Research talk:Autoconfirmed article creation trial/Work log/2018-02-01

From Meta, a Wikimedia project coordination wiki

Thursday, February 1, 2018[edit]

Today I'll continue the analysis of Draft creations and AfC submissions.

AfC submission rate[edit]

Yesterday's analysis of AfC submissions from the Draft namespace resulted in the following graph of submissions per day from mid-2014 onwards:

From this it seems fairly clear that AfC submissions are greatly affected by ACTRIAL. We see that the rate of submissions is fairly stable over time, the only time there tends to be a dip is around the holidays. It seems fairly obvious that the rate of submissions has significantly increased during ACTRIAL, and we'll substantiate that using two approaches. First, we'll examine the rate of submissions per day during ACTRIAL to the same time period in previous years, similarly as we did for deletion rates in Main and Draft (see the Jan 22 work log for an example).

We compare the number of submissions per day for September 15 to November 15, 2017 (ACTRIAL) to the same period of the three years prior to the trial. As shown in the graph above, the rate of submissions per day was fairly stable during those periods prior to ACTRIAL. We visually inspect a histogram of the distribution and find that while somewhat skewed, it does not strongly violate the assumption that the rate follows a Normal distribution around a mean. For pre-ACTRIAL the mean is 90.0 submissions per day, the median 95, and the IQR [70.5,108.5]. During ACTRIAL the mean is 209.1, median 204, and IQR [171,245]. The statistics do reflect the slight skew in the distribution, but as we see the mean and median are fairly close.

Given the large differences in means, it is unsurprising that a t-test finds a statistically significant difference: t=-17.8, df=69.9, p << 0.001. In other words, there is a significant increase in number of AfC submissions per day compared to what we would expect to see.

To further substantiate this, we also calculate the number of monthly submissions and train a forecasting model to predict the number of submissions. The number of submissions per month from July 2014 onwards is shown in the graph below:

The graph above shows that the number of AfC submissionshas been fairly stable over time with around 3,000 submissions per month. There's a dip in activity in mid-2016 and large increases in mid-2017. Lastly we see the number of submissions take off during ACTRIAL, where the number of submissions per month has more than doubled.

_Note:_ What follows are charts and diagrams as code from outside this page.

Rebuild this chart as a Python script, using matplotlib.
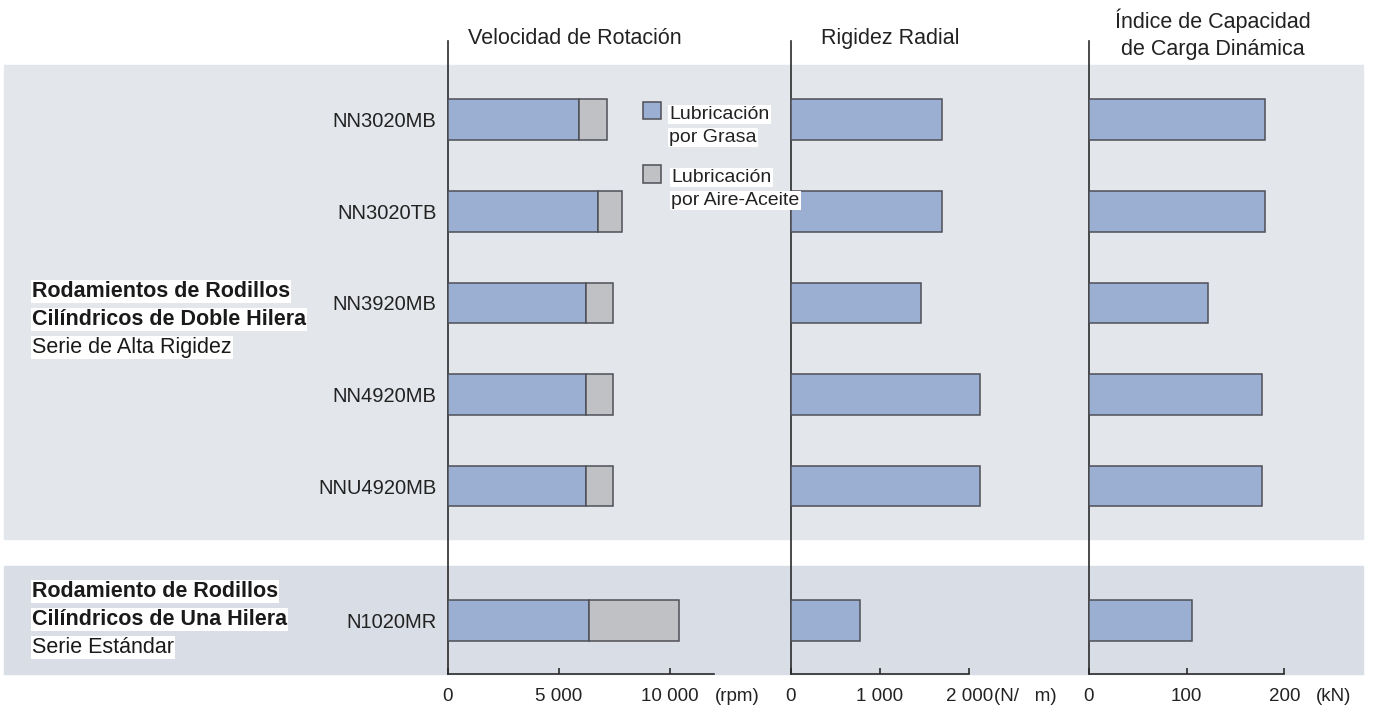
import matplotlib.pyplot as plt
from matplotlib.patches import Rectangle

plt.rcParams['font.family'] = ['Liberation Sans', 'DejaVu Sans']

# data
models = ["NN3020MB", "NN3020TB", "NN3920MB", "NN4920MB", "NNU4920MB", "N1020MR"]
speed_grease = [5900, 6750, 6200, 6200, 6200, 6350]      # rpm
speed_airoil = [7150, 7850, 7450, 7450, 7450, 10400]     # rpm
rigidity = [1690, 1690, 1460, 2115, 2115, 775]           # N/um
load_rating = [180, 180, 122, 177, 177, 106]             # kN

titles = ["Velocidad de Rotación", "Rigidez Radial", "Índice de Capacidad\nde Carga Dinámica"]
units = ["(rpm)", "(N/   m)", "(kN)"]
ticks = [[0, 5000, 10000], [0, 1000, 2000], [0, 100, 200]]
tick_labels = [["0", "5 000", "10 000"], ["0", "1 000", "2 000"], ["0", "100", "200"]]
axis_ends = [12000, 2000, 200]

BLUE = "#9bafd3"
GRAY = "#c0c1c5"
EDGE = "#4f4f57"
PANEL1 = "#e3e6eb"
PANEL2 = "#d9dde5"
LINE = "#2b2b2b"

W, H = 1377, 709
fig = plt.figure(figsize=(W / 100, H / 100), dpi=100)


def fx(px):
    return px / W


def fy(py):
    return 1 - py / H


# background panels
fig.patches.append(Rectangle((fx(4), fy(539)), fx(1363) - fx(4), fy(65) - fy(539),
                             transform=fig.transFigure, color=PANEL1, zorder=-2))
fig.patches.append(Rectangle((fx(4), fy(674)), fx(1363) - fx(4), fy(566) - fy(674),
                             transform=fig.transFigure, color=PANEL2, zorder=-2))

# layout: pixel position of each axis origin, px per unit, right edge
origins = [447.7, 790.8, 1088.8]
px_per_unit = [222.3 / 10000, 178.5 / 2000, 195.5 / 200]
rights = [785, 1085, 1370]
top_px, bot_px = 41, 674
pitch = 91.6
first_row = 119.7
ypos = [0, 1, 2, 3, 4, 5.47]
bar_h = 40.7 / pitch

axes = []
for i in range(3):
    ax = fig.add_axes([fx(origins[i]), fy(bot_px), fx(rights[i]) - fx(origins[i]), fy(top_px) - fy(bot_px)])
    ax.set_zorder(1)
    ax.set_facecolor("none")
    ax.set_xlim(0, (rights[i] - origins[i]) / px_per_unit[i])
    ax.set_ylim((bot_px - first_row) / pitch, (top_px - first_row) / pitch)
    for s in ["top", "right"]:
        ax.spines[s].set_visible(False)
    ax.spines["left"].set_color(LINE)
    ax.spines["bottom"].set_color(LINE)
    ax.spines["left"].set_linewidth(1.2)
    ax.spines["bottom"].set_linewidth(1.2)
    ax.spines["bottom"].set_bounds(0, axis_ends[i])
    ax.set_xticks(ticks[i])
    ax.set_xticklabels(tick_labels[i], fontsize=13.5, color="#222222")
    ax.tick_params(axis="x", direction="in", length=4, width=1.2, color=LINE, pad=10)
    axes.append(ax)

ax1, ax2, ax3 = axes

ax1.barh(ypos, speed_grease, height=bar_h, color=BLUE, edgecolor=EDGE, linewidth=1.1, zorder=3)
ax1.barh(ypos, [a - g for a, g in zip(speed_airoil, speed_grease)], left=speed_grease,
         height=bar_h, color=GRAY, edgecolor=EDGE, linewidth=1.1, zorder=3)
ax2.barh(ypos, rigidity, height=bar_h, color=BLUE, edgecolor=EDGE, linewidth=1.1, zorder=3, clip_on=False)
ax3.barh(ypos, load_rating, height=bar_h, color=BLUE, edgecolor=EDGE, linewidth=1.1, zorder=3)

ax1.set_yticks(ypos)
ax1.set_yticklabels(models, fontsize=14.5, color="#222222")
ax1.tick_params(axis="y", length=0, pad=8)
for ax in (ax2, ax3):
    ax.set_yticks([])

# unit labels
unit_x = [715, 994, 1316]
for i, u in enumerate(units):
    fig.text(fx(unit_x[i]), fy(701), u, fontsize=13.5, color="#222222", ha="left", va="baseline")

# column titles
fig.text(fx(575), fy(44), titles[0], fontsize=15.5, color="#222222", ha="center", va="baseline")
fig.text(fx(890), fy(44), titles[1], fontsize=15.5, color="#222222", ha="center", va="baseline")
fig.text(fx(1213), fy(55), titles[2], fontsize=15.5, color="#222222", ha="center", va="baseline",
         linespacing=1.4)

# legend
box = dict(facecolor="white", edgecolor="none", pad=1)
fig.patches.append(Rectangle((fx(643), fy(119.3)), fx(661) - fx(643), fy(101.7) - fy(119.3),
                             transform=fig.transFigure, facecolor=BLUE, edgecolor=EDGE, lw=1.1, zorder=5))
fig.patches.append(Rectangle((fx(643), fy(182.7)), fx(661) - fx(643), fy(165) - fy(182.7),
                             transform=fig.transFigure, facecolor=GRAY, edgecolor=EDGE, lw=1.1, zorder=5))
for txt, x, y in [("Lubricación", 669, 119), ("por Grasa", 669, 142),
                  ("Lubricación", 671, 182), ("por Aire-Aceite", 671, 205)]:
    fig.text(fx(x), fy(y), txt, fontsize=14, color="#222222", ha="left", va="baseline", bbox=box, zorder=6)

# group labels
groups = [
    [("Rodamientos de Rodillos", "bold", 297), ("Cilíndricos de Doble Hilera", "bold", 325),
     ("Serie de Alta Rigidez", "normal", 353)],
    [("Rodamiento de Rodillos", "bold", 597), ("Cilíndricos de Una Hilera", "bold", 625),
     ("Serie Estándar", "normal", 653)],
]
for grp in groups:
    for txt, w, y in grp:
        fig.text(fx(32), fy(y), txt, fontsize=15.5, fontweight=w, color="#1a1a1a",
                 ha="left", va="baseline", bbox=box)

fig.savefig("out.png", dpi=100)
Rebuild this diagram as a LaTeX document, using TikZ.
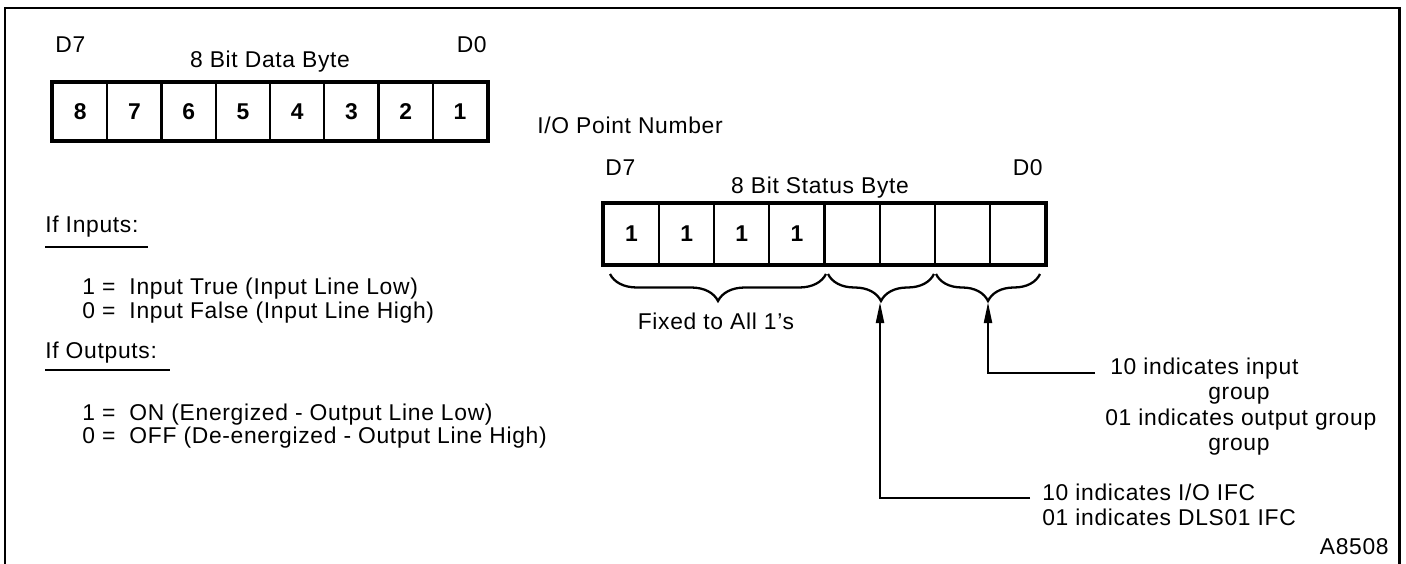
\documentclass[tikz,border=0pt]{standalone}
\usepackage{fontspec}
\setmainfont{Liberation Sans}[LetterSpace=3]
\usetikzlibrary{arrows.meta,decorations.pathreplacing,calc}

\begin{document}
\begin{tikzpicture}[x=0.02cm,y=-0.02cm,
  every node/.style={font=\fontsize{13}{15}\selectfont,inner sep=0pt},
  lbl/.style={anchor=base west},
  dcell/.style={draw,line width=1.2pt,minimum width=1.085cm,minimum height=1.14cm,font=\fontsize{13}{15}\selectfont\bfseries},
  scell/.style={dcell,minimum width=1.1025cm,minimum height=1.2cm},
  brc/.style={decorate,line width=1.3pt,decoration={brace,mirror,amplitude=0.54cm}},
  arr/.style={line width=1.4pt,-{Triangle[length=12pt,width=4.5pt]}}]
\useasboundingbox (0,0) rectangle (1406,564);
\draw[line width=1.7pt] (5,564) -- (5,8) -- (1399,8) -- (1399,564);
\foreach \n [count=\i] in {8,...,1}
  \node[dcell] (d\i) at ({53+54.25*(\i-0.5)},111.5) {\n};
\draw[line width=1.9pt] (d1.north west) rectangle (d8.south east);
\node[lbl] (dd7) at (55,53) {D7};
\node[anchor=base east] (dd0) at (487,53) {D0};
\node[anchor=base] (dtitle) at (270,68) {8 Bit Data Byte};
\node[lbl] (ifin) at (45,233) {If Inputs:};
\draw[line width=1.3pt] ($(ifin.base west)+(0,14)$) -- ++(103,0);
\node[lbl] (in1) at (82,295) {1 =\ \ Input True (Input Line Low)};
\node[lbl] (in0) at (82,318) {0 =\ \ Input False (Input Line High)};
\node[lbl] (ifout) at (45,358) {If Outputs:};
\draw[line width=1.3pt] ($(ifout.base west)+(0,12)$) -- ++(125,0);
\node[lbl] (out1) at (82,420) {1 =\ \ ON (Energized - Output Line Low)};
\node[lbl] (out0) at (82,443) {0 =\ \ OFF (De-energized - Output Line High)};
\node[lbl] (iop) at (537,134) {I/O Point Number};
\foreach \i in {1,...,8}
  \node[scell] (s\i) at ({604+55.125*(\i-0.5)},234) {\ifnum\i<5 1\fi};
\draw[line width=1.9pt] (s1.north west) rectangle (s8.south east);
\node[lbl] (sd7) at (605,176) {D7};
\node[anchor=base east] (sd0) at (1043,176) {D0};
\node[anchor=base] (stitle) at (820,194) {8 Bit Status Byte};
\draw[brc] (610,274) -- (826,274);
\draw[brc] (828,274) -- (934,274);
\draw[brc] (936,274) -- (1040,274);
\node[anchor=base] (fixed) at (716,329) {Fixed to All 1's};
\coordinate (tipa) at (880,302);
\coordinate (tipb) at (988,302);
\node[lbl] (inp1) at (1110,374) {10 indicates input};
\node[lbl] (inp2) at (1208,399) {group};
\node[lbl] (inp3) at (1105,425) {01 indicates output group};
\node[lbl] (inp4) at (1208,450) {group};
\node[lbl] (ifc1) at (1042,500) {10 indicates I/O IFC};
\node[lbl] (ifc2) at (1042,525) {01 indicates DLS01 IFC};
\node[anchor=base east] (code) at (1389,554) {A8508};
\draw[arr] ($(ifc1.base west)+(-12,-2)$) -| (tipa);
\draw[arr] ($(inp1.base west)+(-15,-1)$) -| (tipb);
\end{tikzpicture}
\end{document}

We remove the months where ACTRIAL is active (September, October, and November 2017) from the time series and calculate the autocorrelation and partial autocorrelation functions in order to understand the time series' periodicity and whether it is stationary:

The ACF and PACF plots suggests the time series is stationary, but an Augmented Dickey-Fuller test does not reject that hypothesis. This leads us to check models both with and without stationarity when looking for candidates. The output from R's auto.arima function indicates that we get an improvement in log-likelihood with a stationary model. We also check the performance of an ARIMA(1,0,1) model (as suggested by the ACF & PACF graphs above), but find no improvement over the one found through the automatic process. We therefore choose the model suggested by R, an ARIMA(0,1,0) model with a first-order integrated and autoregressive seasonal component with a 12-month period. The graph below shows the result of using that model to forecast the submissions for September, October, and November 2017 compared to the actual values:

The actual number of AfC submissions during ACTRIAL is much higher than what we would expect. We can see that the forecast does reflect the increase in submissions in mid-2017, but that the large increase in submissions during ACTRIAL are much higher than what we would expect.

Combining the results from the t-test and the forecasting model, we find that H16, the rate of new submissions at AfC will increase, is supported.